Re: Michael Hiltzik's column "Is pot the biggest cash crop? Only if you're on drugs," April 20:
Nailing down the value of a black-market commodity like marijuana is something of a Zen sport. We do know that billions of dollars are spent every year in this country enforcing unenforceable marijuana laws. We also know that a significant amount of new revenue would be generated through strict regulation. Taken together, that's a financial impact the state simply can't afford to ignore in these desperate times.
However, fiscal arguments are only part of the rationale for ending the failed ban on marijuana. Others include reducing its availability to young people, reducing crime, violence and corruption by taking the profits away from criminal syndicates and ending the disproportionate enforcement of marijuana laws among people of color.

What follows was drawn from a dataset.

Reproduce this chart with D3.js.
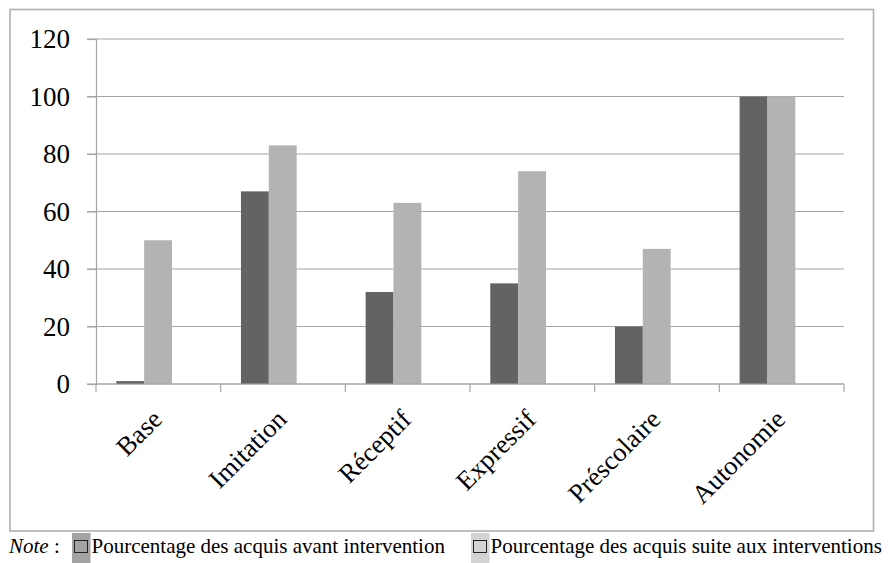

It's time to end the charade of marijuana prohibition. Tax and regulate this massive underground market, and redirect criminal justice resources to matters of real public safety.
Drug Policy Alliance,
Michael Hiltzik criticizes the methods used to estimate California's marijuana crop, but he never gives the value of or even mentions California's biggest legal crop. This leaves readers in the dark. How are we expected to make a comparison? We are still left wondering if pot is, in fact, the biggest cash crop.
There are not "reasonable arguments on both sides" of the debate of whether to legalize marijuana. There is nothing reasonable about prohibition; it squanders finite resources, creates drug cartels and overcrowds prisons. And in an allegedly free country, there is nothing reasonable about having to ask the government's permission to use a substance that -- at worst -- only hurts oneself.